I checked with Jim Kakalios on this just now (we were at an event) and this is a quantum phenomenon, according to him. Personally, I'm still thinking its fake, but what do I know?
Good, quick explanation of what's going on here: http://jtotheizzoe.tumblr.com/post/11590151866/if-this-video-doesnt-mak…
Flux tubes!
The most amazing part:
Quantum Levitation
Posted on: October 20, 2011 10:05 AM, by Greg Laden
and we're commenting on the 19th. Take that, Einstein.
Mu: Yeah, that's because, just for fun, I wrote this post using those new extra-fast neutrinos.
i first saw this at a colloquium in the late 80's when high Tc superconductors were first discovered. pretty cool. (ha!)
it's been over 20 years, and there still is no good theory about how high Tc superconductors work. then again, it took over 40 years before BCS theory described ordinary superconductivity.
i still want a jetpack.
Catch this one?
http://www.ted.com/talks/aaron_o_connell_making_sense_of_a_visible_quan…

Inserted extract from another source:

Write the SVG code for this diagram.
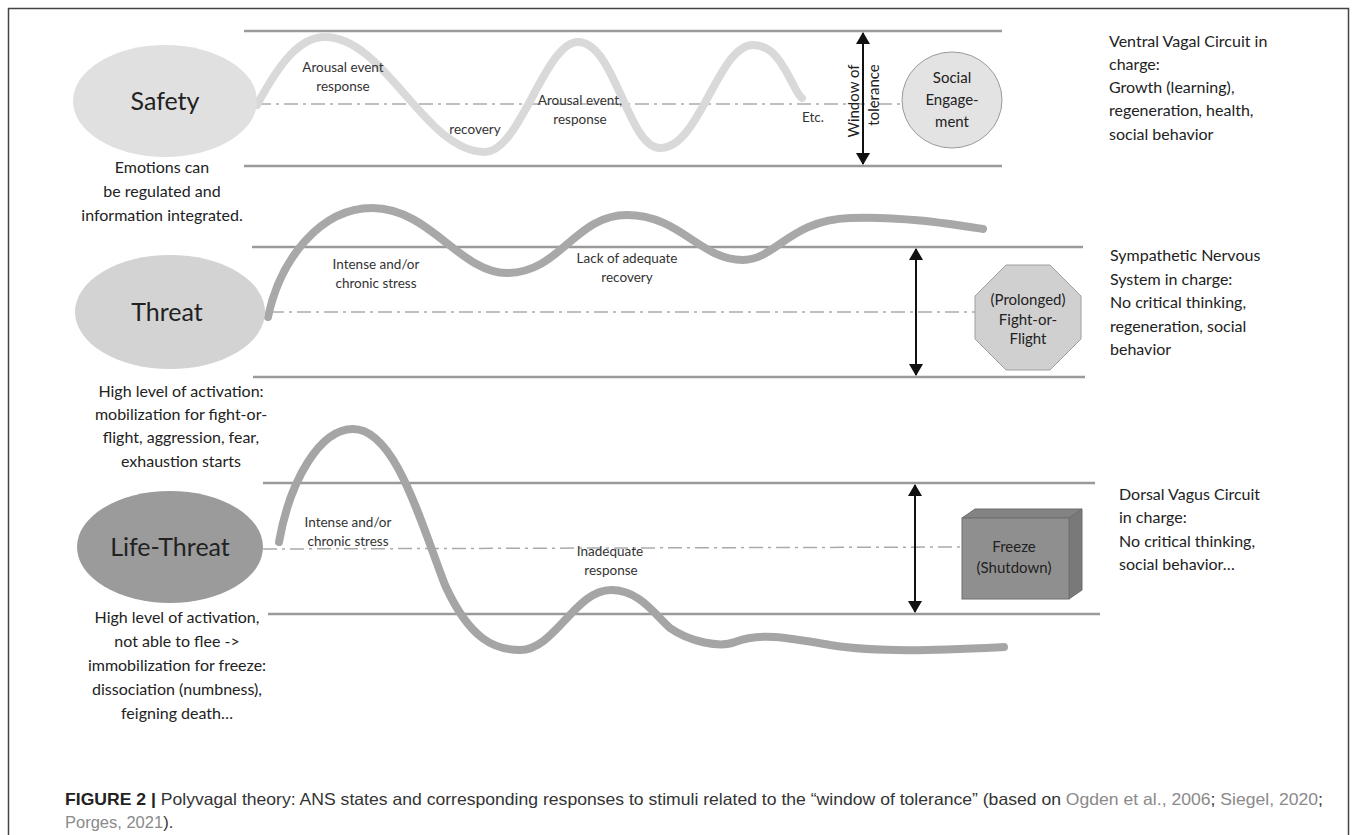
<svg xmlns="http://www.w3.org/2000/svg" width="1358" height="835" viewBox="0 0 1358 835">
<style>
.band{stroke:#9a9a9a;stroke-width:2.5;fill:none}
.dash{stroke:#aaaaaa;stroke-width:1.5;fill:none;stroke-dasharray:14 5 3 5}
.wave{fill:none;stroke-width:8;stroke-linecap:round;stroke-linejoin:round}
.t{font-family:Lato,"Noto Sans",sans-serif;fill:#222}
.big{font-size:25px;text-anchor:middle}
.side{font-size:16px}
.lft{font-size:16px;text-anchor:middle}
.lbl{font-size:13.5px;text-anchor:middle;fill:#333}
.nd{font-size:15px;text-anchor:middle;fill:#222}
.arr{stroke:#111;stroke-width:2;fill:none;marker-start:url(#ah);marker-end:url(#ah)}
.cap{font-family:"Liberation Sans",Arial,sans-serif;font-size:16.5px;fill:#333}
.lnk{fill:#8a8a8a}
</style>
<defs>
<marker id="ah" viewBox="0 0 12 14" refX="11" refY="7" markerWidth="12" markerHeight="14" markerUnits="userSpaceOnUse" orient="auto-start-reverse">
<path d="M0,0 L12,7 L0,14 Z" fill="#111"/>
</marker>
</defs>
<rect x="0" y="0" width="1358" height="835" fill="#ffffff"/>
<rect x="8.5" y="8.5" width="1340" height="840" fill="none" stroke="#444" stroke-width="1.5"/>

<g id="bands">
<line class="band" x1="244" y1="31" x2="1002" y2="31"/>
<line class="band" x1="244" y1="166" x2="1002" y2="166"/>
<line class="band" x1="252" y1="247" x2="1083" y2="247"/>
<line class="band" x1="253" y1="377" x2="1085" y2="377"/>
<line class="band" x1="263" y1="483" x2="1095" y2="483"/>
<line class="band" x1="268" y1="614" x2="1100" y2="614"/>
<line class="dash" x1="257" y1="104" x2="902" y2="104"/>
<line class="dash" x1="270" y1="312" x2="975" y2="312"/>
<line class="dash" x1="263" y1="549" x2="962" y2="547"/>
</g>

<g id="waves">
<path class="wave" stroke="#d9d9d9" d="M257,105 C280,62 300,37 325,37 C385,37 425,152 485,152 C520,152 545,42 578,42 C615,42 628,148 660,148 C700,148 718,45 753,45 C776,45 786,72 794,86 C797,92 799,96 802,98"/>
<path class="wave" stroke="#a8a8a8" d="M268,317 C280,260 320,208 372,208 C430,208 460,273 507,273 C560,273 575,215 627,215 C680,215 700,260 743,260 C775,260 790,220 850,218 C900,216 950,224 983,229"/>
<path class="wave" stroke="#a5a5a5" d="M279,542 C290,480 320,429 353,429 C395,429 420,520 445,585 C470,640 495,650 520,650 C555,650 575,590 611,590 C640,590 655,615 670,628 C690,642 720,648 735,642 C760,632 790,638 830,645 C880,653 940,650 1004,647"/>
</g>

<g id="wave-labels">
<text class="t lbl" x="343" y="72">Arousal event</text>
<text class="t lbl" x="343" y="91">response</text>
<text class="t lbl" x="475" y="134">recovery</text>
<text class="t lbl" x="580" y="105">Arousal event,</text>
<text class="t lbl" x="580" y="124">response</text>
<text class="t lbl" x="813" y="122">Etc.</text>
<text class="t lbl" x="376" y="269">Intense and/or</text>
<text class="t lbl" x="376" y="288">chronic stress</text>
<text class="t lbl" x="627" y="263">Lack of adequate</text>
<text class="t lbl" x="627" y="282">recovery</text>
<text class="t lbl" x="348" y="527">Intense and/or</text>
<text class="t lbl" x="348" y="546">chronic stress</text>
<text class="t lbl" x="610" y="556">Inadequate</text>
<text class="t lbl" x="611" y="575">response</text>
</g>

<g id="connectors">
<line class="arr" x1="863" y1="33" x2="863" y2="164"/>
<line class="arr" x1="916" y1="249" x2="916" y2="375"/>
<line class="arr" x1="915" y1="485" x2="915" y2="612"/>
</g>

<g id="window-label">
<text class="t" font-size="15" text-anchor="middle" transform="translate(859,101) rotate(-90)">Window of</text>
<text class="t" font-size="15" text-anchor="middle" transform="translate(879,95) rotate(-90)">tolerance</text>
</g>

<g id="safety">
<ellipse cx="165" cy="101" rx="92" ry="56" fill="#e0e0e0"/>
<text class="t big" x="165" y="110">Safety</text>
</g>
<g id="threat">
<ellipse cx="170" cy="312" rx="95" ry="57" fill="#d3d3d3"/>
<text class="t big" x="167" y="321">Threat</text>
</g>
<g id="life-threat">
<ellipse cx="170" cy="547" rx="93" ry="56" fill="#9b9b9b"/>
<text class="t big" x="170" y="556">Life-Threat</text>
</g>

<g id="social-engagement">
<ellipse cx="952" cy="100" rx="50" ry="48" fill="#e3e3e3" stroke="#9a9a9a" stroke-width="1"/>
<text class="t nd" x="952" y="83">Social</text>
<text class="t nd" x="952" y="105">Engage-</text>
<text class="t nd" x="952" y="127">ment</text>
</g>

<g id="fight-or-flight">
<polygon points="1006,265 1050,265 1081,296 1081,339 1050,370 1006,370 975,339 975,296" fill="#d0d0d0" stroke="#a0a0a0" stroke-width="1"/>
<text class="t nd" x="1028" y="305">(Prolonged)</text>
<text class="t nd" x="1028" y="325">Fight-or-</text>
<text class="t nd" x="1028" y="344">Flight</text>
</g>

<g id="freeze">
<polygon points="962,518 975,509 1082,509 1069,518" fill="#838383" stroke="#6f6f6f" stroke-width="1"/>
<polygon points="1069,518 1082,509 1082,590 1069,599" fill="#797979" stroke="#6f6f6f" stroke-width="1"/>
<rect x="962" y="518" width="107" height="81" fill="#8f8f8f" stroke="#6f6f6f" stroke-width="1"/>
<text class="t nd" x="1014" y="552">Freeze</text>
<text class="t nd" x="1014" y="573">(Shutdown)</text>
</g>

<g id="left-texts">
<text class="t lft" x="162" y="173">Emotions can</text>
<text class="t lft" x="162" y="197">be regulated and</text>
<text class="t lft" x="162" y="221">information integrated.</text>
<text class="t lft" x="181" y="397">High level of activation:</text>
<text class="t lft" x="181" y="420">mobilization for fight-or-</text>
<text class="t lft" x="181" y="443">flight, aggression, fear,</text>
<text class="t lft" x="181" y="467">exhaustion starts</text>
<text class="t lft" x="177" y="623">High level of activation,</text>
<text class="t lft" x="177" y="647">not able to flee -&gt;</text>
<text class="t lft" x="177" y="671">immobilization for freeze:</text>
<text class="t lft" x="177" y="695">dissociation (numbness),</text>
<text class="t lft" x="177" y="719">feigning death…</text>
</g>

<g id="right-texts">
<text class="t side" x="1109" y="47">Ventral Vagal Circuit in</text>
<text class="t side" x="1109" y="70">charge:</text>
<text class="t side" x="1109" y="93">Growth (learning),</text>
<text class="t side" x="1109" y="116">regeneration, health,</text>
<text class="t side" x="1109" y="140">social behavior</text>
<text class="t side" x="1110" y="261">Sympathetic Nervous</text>
<text class="t side" x="1110" y="285">System in charge:</text>
<text class="t side" x="1110" y="308">No critical thinking,</text>
<text class="t side" x="1110" y="332">regeneration, social</text>
<text class="t side" x="1110" y="355">behavior</text>
<text class="t side" x="1119" y="500">Dorsal Vagus Circuit</text>
<text class="t side" x="1119" y="523">in charge:</text>
<text class="t side" x="1119" y="547">No critical thinking,</text>
<text class="t side" x="1119" y="570">social behavior…</text>
</g>

<g id="caption">
<text class="cap" x="65" y="805" textLength="1258" lengthAdjust="spacingAndGlyphs"><tspan font-weight="bold" fill="#222">FIGURE 2 |</tspan> Polyvagal theory: ANS states and corresponding responses to stimuli related to the “window of tolerance” (based on <tspan class="lnk">Ogden et al., 2006</tspan>; <tspan class="lnk">Siegel, 2020</tspan>;</text>
<text class="cap" x="65" y="828"><tspan class="lnk">Porges, 2021</tspan>).</text>
</g>
</svg>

Even if it's fake, the technology they're using to fake it seems pretty amazing itself.
I've heard some controversy over whether or not it's actually "quantum," but that's kind of an afterthought as far as I'm concerned. If it works and it's replicable, they can call it what they please, so long as I get my freaking hover car.
The superconductor seems to stay superconducting for longer than I would expect. Anyone have info on the type or whether there are any other tricks to how they have kept it cool?
@ glen (#10)
To get the 'locking' effect they use a superconductor that is only 1 micron thick.
That means that most of the 'puck' can simply be thermal insulation - so even though most of the outer part of the puck will be approaching room temperature - but the inner section of 1 micron can still be nice and chilly.
That's my guess anyway.
Mac
at Mac #11: the "locking" effect if magnetic flux tubes getting pinned by defects in the crystal. when the superconductor superconducts, external magnetic fields are expelled. mostly. some get pinned, and cause the leveitation effect. this effect can happen with thicker crystals too. the first one i saw in the 80's was about 3/4" diameter and 1/4" thick. it could levitate and hang upside down from the pinned flux.